Tony's Reflection 79 


“Children are a blessing from the Lord”.

They don’t always feel like it, though, do they?

I love having the grandchildren stay, but when I am confronted by every inch of my lounge floor full of toys, spilled drinks and biscuit crumbs afterwards, I don’t always feel “blessed”.

I might be a “grumpy old man” on occasion, but thankfully Jean, my wife, is totally different. She has endless patience and tenderness towards the grandchildren and just can’t get enough of them. It’s truly heartwarming just to see her with them.

We get an even more touching picture of Jesus with little children, today (
Mark 10:13-16). But today’s episode is so much more than a sentimental little cameo from Mark. It has a message for us all.

Crowds follow Jesus wherever he goes. Getting a moment’s peace and quiet is such a rare luxury. It’s like arriving at an oasis when one comes…

Today is busier than usual. People are always thronging and pushing around Jesus. The disciples have the bruises and the aches and pains to prove it. They’re often shoved and jostled out of the way, by people desperate even to touch Jesus.

It is sweltering. The pressure of the crowd more oppressive than usual. Tempers are starting to fray. Not with Jesus. He has endless patience. Tenderness, a smile and a loving touch for everyone. It is the disciples who are feeling the stress.

The day is coming to an end. Surely Jesus is going to send this crowd home, soon? The disciples are tired and irritated. They can understand the blind and the lame pushing forward, just to get a healing touch from Jesus. They have seen that happening today, too. Yes, those lucky enough to get a touch had gone away ecstatic. But it just made more people push forward all the harder. Today the disciples aren’t feeling the joy. Just the pressure.

What really irritates the disciples, though, is the pushy parents. They are getting fed up with crying babies and squalling toddlers, themselves bewildered by the crowd and the noise, being pushed forward towards Jesus. Each parent thinks their “little precious” is the most wonderful thing ever and deserves a “magic” touch from Jesus. And that’s what it is. It’s just superstition. It would be different if there was something wrong with those annoying little kids.

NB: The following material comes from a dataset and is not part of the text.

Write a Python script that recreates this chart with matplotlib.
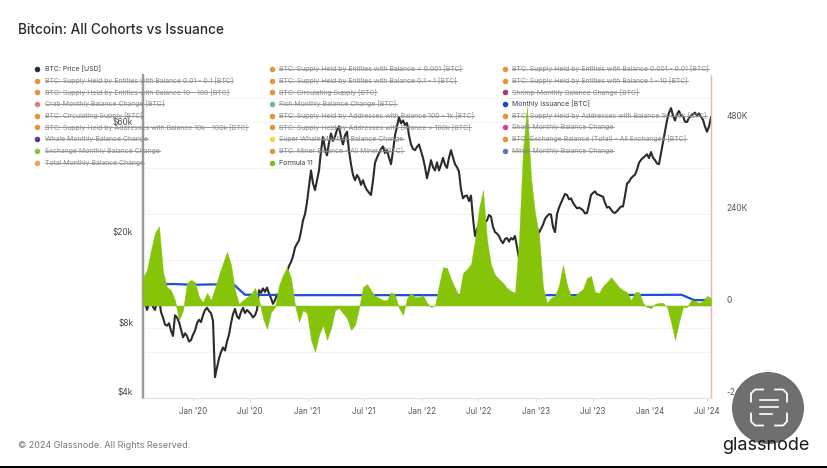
import pandas as pd
import matplotlib
matplotlib.use("Agg")
import matplotlib.pyplot as plt
from matplotlib.patches import Circle, Rectangle

plt.rcParams["font.family"] = ["Inter", "DejaVu Sans"]

START = "2019-07-25"
END = "2024-07-13"

# BTC price, thousand USD
price_k = [
    10.0, 10.4, 9.6, 10.2, 10.6, 9.9, 9.6, 10.5, 10.8, 9.4,
    8.9, 8.3, 8.2, 8.4, 7.8, 7.4, 9.1, 8.9, 8.5, 7.9,
    7.3, 7.6, 7.4, 7.0, 7.1, 7.5, 7.8, 8.4, 8.7, 8.5,
    9.1, 9.6, 9.8, 9.5, 9.3, 8.6, 4.9, 5.4, 5.9, 6.3,
    6.6, 6.4, 7.0, 7.5, 8.4, 9.2, 9.7, 9.0, 8.8, 9.4,
    9.8, 9.3, 9.6, 9.4, 9.2, 8.9, 9.1, 9.6, 11.7, 11.4,
    11.9, 11.5, 12.0, 11.3, 10.8, 10.2, 10.6, 11.2, 10.9, 11.5,
    12.4, 13.4, 14.0, 14.9, 15.5, 16.4, 17.9, 18.6, 19.2, 21,
    23.5, 25, 28.2, 33, 38.7, 34, 31.8, 35, 38.7, 47,
    54.2, 48, 45, 51, 56, 52, 54.4, 58, 60.2, 54,
    50.2, 55, 57, 47, 41.2, 37, 35.1, 37, 35.8, 33.5,
    35.1, 33, 31.8, 31, 30.3, 35, 41.8, 44, 46, 48,
    49.2, 46, 47.4, 44, 41.2, 47, 54.9, 60, 65.9, 62,
    63.8, 61, 62.2, 55, 50.2, 48, 47.4, 49, 50.2, 47,
    43.9, 40, 35.8, 39, 42.9, 40, 38.7, 42, 38.7, 41,
    43.9, 41, 39.7, 44, 47.4, 44, 41.2, 40, 38.2, 32,
    29.3, 30, 30.1, 28.5, 30.1, 24, 20.1, 21.5, 22.5, 21.3,
    22.5, 23, 23.5, 24.8, 24.4, 22, 20.9, 20.6, 20.1, 19.2,
    18.7, 19.5, 19.7, 19, 19.7, 19.4, 20.1, 18, 16.1, 17.5,
    18.5, 20, 21, 22, 22.2, 22.8, 22.5, 21.5, 20.8, 21.6,
    22.5, 23.8, 24.5, 25, 24.9, 22, 20.9, 25, 26.7, 28,
    29.3, 30.6, 30.3, 29, 29.3, 28, 27.2, 26.5, 26.7, 26.4,
    26, 25.2, 25.3, 27.5, 30.3, 30.9, 31.4, 30.5, 30.3, 30,
    29.8, 28, 26.7, 26.9, 26.2, 25.5, 25.3, 25.8, 26.4, 27,
    27, 30, 34, 34.5, 35.8, 36.5, 37.1, 39, 41.8, 43,
    43.9, 44.6, 45.5, 43.8, 46.5, 44, 42.9, 41.5, 41.2, 46,
    51.3, 57, 63.8, 69, 72.2, 67, 63.8, 68, 70.1, 67,
    66.4, 63, 62.8, 65.5, 66.9, 68, 69, 67, 68.5, 66,
    64.3, 60, 57, 60, 65.9,
]

# Formula 11, thousand BTC
formula_k = [
    74, 93, 145, 189, 207, 87, 48, 40, 14, -38, -12, 59, 67, 61, 22, 9, 33, 14, 46, 80, 111, 140,
    106, 40, 4, 14, 22, 30, 46, 14, -33, -61, -17, -4, 53, 80, 100, 72, 1, -43, -12, -20, -90,
    -121, -77, -51, -90, -59, -12, -7, -20, -33, -64, -51, -7, 48, 56, 40, 25, 20, 14, 14, 35,
    27, -7, -25, 20, 33, 22, 22, 27, 7, -4, 1, 53, 100, 98, 69, 46, 25, 85, 95, 108, 171, 254,
    301, 171, 106, 80, 69, 59, 46, 38, 33, 171, 406, 518, 333, 241, 184, 48, 7, 20, 25, 53, 106,
    53, 25, 25, 35, 43, 72, 77, 35, 33, 51, 61, 74, 61, 48, 40, 35, 14, 35, 35, 7, -4, -7, 4, 7,
    7, -4, -43, -90, -43, -4, -4, 14, 12, 7, 12, 25, 20,
]

issuance_dates = ["2019-07-25", "2019-11-01", "2020-01-01", "2020-03-01", "2020-05-11", "2020-06-15",
                  "2020-12-01", "2021-07-01", "2022-07-01", "2023-07-01", "2024-04-10", "2024-05-20",
                  "2024-07-13"]
issuance_k = [56, 56, 54, 55, 54, 28, 27, 27, 27, 27, 28, 14, 14]

left_ticks = [4000, 8000, 20000, 60000]
left_labels = ["$4k", "$8k", "$20k", "$60k"]
right_ticks = [-240, 0, 240, 480]
right_labels = ["-240K", "0", "240K", "480K"]
x_ticks = ["2020-01-01", "2020-07-01", "2021-01-01", "2021-07-01", "2022-01-01",
           "2022-07-01", "2023-01-01", "2023-07-01", "2024-01-01", "2024-07-01"]
x_labels = ["Jan '20", "Jul '20", "Jan '21", "Jul '21", "Jan '22",
            "Jul '22", "Jan '23", "Jul '23", "Jan '24", "Jul '24"]

ent = "BTC: Supply Held by Entities with Balance "
adr = "BTC: Supply Held by Addresses with Balance "
orange = "#e8923a"
# name, dot colour, switched on
legend_cols = [
    [("BTC: Price [USD]", "#2b2b33", True),
     (ent + "0.01 - 0.1 [BTC]", orange, False),
     (ent + "10 - 100 [BTC]", orange, False),
     ("Crab Monthly Balance Change [BTC]", "#e57f7f", False),
     ("BTC: Circulating Supply [BTC]", orange, False),
     (adr + "10k - 100k [BTC]", orange, False),
     ("Whale Monthly Balance Change", "#5b35a8", False),
     ("Exchange Monthly Balance Change", "#84c441", False),
     ("Total Monthly Balance Change", "#eda55c", False)],
    [(ent + "< 0.001 [BTC]", orange, False),
     (ent + "0.1 - 1 [BTC]", orange, False),
     ("BTC: Circulating Supply [BTC]", orange, False),
     ("Fish Monthly Balance Change [BTC]", "#6fb3b0", False),
     (adr + "100 - 1k [BTC]", orange, False),
     (adr + "> 100k [BTC]", orange, False),
     ("Super Whale Monthly Balance Change", "#eedc3c", False),
     ("BTC: Miner Balance - All Miners [BTC]", "#e0973d", False),
     ("Formula 11", "#7ebc1f", True)],
    [(ent + "0.001 - 0.01 [BTC]", orange, False),
     (ent + "1 - 10 [BTC]", orange, False),
     ("Shrimp Monthly Balance Change [BTC]", "#a0406f", False),
     ("Monthly Issuance [BTC]", "#1446e6", True),
     (adr + "1k - 10k [BTC]", orange, False),
     ("Shark Monthly Balance Change", "#d93f96", False),
     ("BTC: Exchange Balance (Total) - All Exchanges [BTC]", orange, False),
     ("Miner Monthly Balance Change", "#4f7fb8", False)],
]

price_dates = pd.date_range(START, END, periods=len(price_k))
formula_dates = pd.date_range(START, END, periods=len(formula_k))
price = [v * 1000 for v in price_k]

W, H = 828, 468
fig = plt.figure(figsize=(W / 100, H / 100), dpi=100)
ax = fig.add_axes([143 / W, 1 - 397.5 / H, 568 / W, 322 / H])
ax2 = ax.twinx()

ax.plot(price_dates, price, color="#2b2b2f", lw=1.5)
ax.set_yscale("log")
ax.set_ylim(4000, 100000)
ax.set_xlim(pd.Timestamp(START), pd.Timestamp(END))
ax.set_yticks(left_ticks, left_labels)
ax.minorticks_off()
ax.yaxis.set_tick_params(which="both", length=0, pad=7, labelsize=6, labelcolor="#444444")
ax.set_xticks(pd.to_datetime(x_ticks), x_labels)
ax.tick_params(axis="x", length=2, color="#e6e6e6", pad=5, labelsize=5.7, labelcolor="#555555")
plt.setp(ax.get_yticklabels(), va="bottom")
for v in [8000, 80000]:
    ax.axhline(v, color="#f3f3f3", lw=0.7, zorder=0)

ax2.plot(pd.to_datetime(issuance_dates), issuance_k, color="#1c4fd8", lw=1.6, zorder=2)
ax2.fill_between(formula_dates, 0, formula_k, color="#86c40a", lw=0.3, zorder=3)
ax2.set_ylim(-240, 600)
ax2.set_yticks(right_ticks, right_labels)
ax2.tick_params(axis="y", length=0, pad=11, labelsize=6, labelcolor="#555555")
plt.setp(ax2.get_yticklabels(), va="bottom")
for v in range(-120, 600, 120):
    ax.axhline(4000 * 25 ** ((v + 240) / 840), color="#f3f3f3", lw=0.7, zorder=0)

for a in (ax, ax2):
    a.spines["top"].set_visible(False)
    a.spines["left"].set_color("#9a9a9a")
    a.spines["left"].set_linewidth(1.6)
    a.spines["right"].set_color("#e9b9b0")
    a.spines["right"].set_linewidth(0.9)
    a.spines["bottom"].set_color("#e4e4e4")
    a.spines["bottom"].set_linewidth(0.8)

# overlay in pixel units for legend, title, footer and the badge
top = fig.add_axes([0, 0, 1, 1], zorder=10)
top.set_xlim(0, W)
top.set_ylim(H, 0)
top.axis("off")

top.text(18, 30, "Bitcoin: All Cohorts vs Issuance", fontsize=9.8, fontweight="medium",
         color="#2a2a35", va="center")
top.text(18, 445.5, "© 2024 Glassnode. All Rights Reserved.", fontsize=6.5, color="#777777", va="center")

col_x = [37.5, 272, 505]
row_y = [69, 80.7, 92.3, 104, 116, 127.3, 139, 151, 163]
fig.canvas.draw()
renderer = fig.canvas.get_renderer()
for cx, col in zip(col_x, legend_cols):
    for ry, (name, dot, shown) in zip(row_y, col):
        top.scatter([cx], [ry], s=16, color=dot, lw=0)
        t = top.text(cx + 7.5, ry, name, fontsize=4.98, va="center",
                     color="#3a3a44" if shown else "#8a8a8a")
        if not shown:
            box = t.get_window_extent(renderer)
            top.plot([box.x0, box.x1], [ry, ry], color="#8a8a8a", lw=0.6)

top.add_patch(Circle((768, 408), 36, color="#6f6f6f", lw=0))
for sx, sy in [(-1, -1), (1, -1), (-1, 1), (1, 1)]:
    xs = [769 + sx * 6, 769 + sx * 14, 769 + sx * 18, 769 + sx * 18]
    ys = [407.5 + sy * 18, 407.5 + sy * 18, 407.5 + sy * 14, 407.5 + sy * 6]
    top.plot(xs, ys, color="white", lw=1.3)
for x1, ly in [(778, 399.5), (778, 406.5), (772, 413.5)]:
    top.plot([760, x1], [ly, ly], color="white", lw=1.2)
top.text(766, 445, "glassnode", fontsize=13, color="#1a1a1a", ha="center", va="center")

# dark strip along the bottom of the screenshot
top.add_patch(Rectangle((0, 466), W, 2, color="black", lw=0))

fig.savefig("out.png", dpi=100)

The disciples have had it “up to here”. Can’t the parents see Jesus is tired? Won’t they just let us all go home at long last?

They begin to usher the parents and the children away. Jesus is very busy and it’s time to go. There is a polite veneer on their words, but no hiding their irritation.

“What’s going on here? What on earth are you doing?”

The disciples freeze. Peter tentatively gives a pat on the head to the child he was reaching out to push away. There is no hiding it, though. They have been rumbled. The usual warmth in Jesus’ voice has gone. He is irritated and the disciples know it. They are in trouble, now. His eyes are aflame with indignation. Shamefaced, they shuffle their feet and look at the floor, barely able to meet his gaze.

“Don’t you remember what I told you about welcoming little children? So what do you think you are doing, turning them away?”

The 12 feel guilty. At the same time they are humbled. Jesus loved the little children coming to him. He would never turn even one of them away. But that’s what Jesus was like - with everyone. It made him hard to work with, sometimes, but they had to admit to themselves that it was just as well he never turned them away, no matter how dimwitted they were.

Peter, as usual, is the one who says what the rest are thinking. “But what’s the point? It’s not like you’re teaching them anything. They can’t understand what you’re all about.”

Jesus just looked at Peter. He can’t believe what he has just heard, but there is warmth in his voice again, as Jesus seizes the teaching moment.

“That’s exactly it, Peter. They don’t understand fully. They can’t. All they know is they want a touch from me and something from God. So they come.”
Jesus fixed his gaze firmly on the 12. “It’s the same with you. If you are going to get anywhere with me, you don’t need to understand everything, just come. In fact, if you don’t “just come”, pure and simple, you’ll never get anything about me, or God, at all.”

“Just let the children come here,” says Jesus.

Yes, Jesus is tired. Yes, it has been a long, hard day for them all. But he kneels in front of the children. He holds his arms out wide and that radiant smile and the warmth in his eyes simply say “Come”.

And come they do. Every little child in the crowd. Some pushed forward by their parents. Some coming of their own accord. Jesus is almost bowled over flat on his back, so many run forward for a touch and a prayer. Jesus has a kind, gentle word for every one of them. Tears dry up – in the children, at least. The parents start to well up, as they see Jesus’ tenderness to their little ones. Hearts are touched and melted all round. They can sense God’s presence around and through Jesus. It is palpable. So warm and accepting.

The sun is setting and the crowd slowly melts away. Blissfully happy, knowing they have met their Father God in the loving, tender touch of his Son.

You can meet Father God, too, in Jesus. You don’t need to understand everything – just come.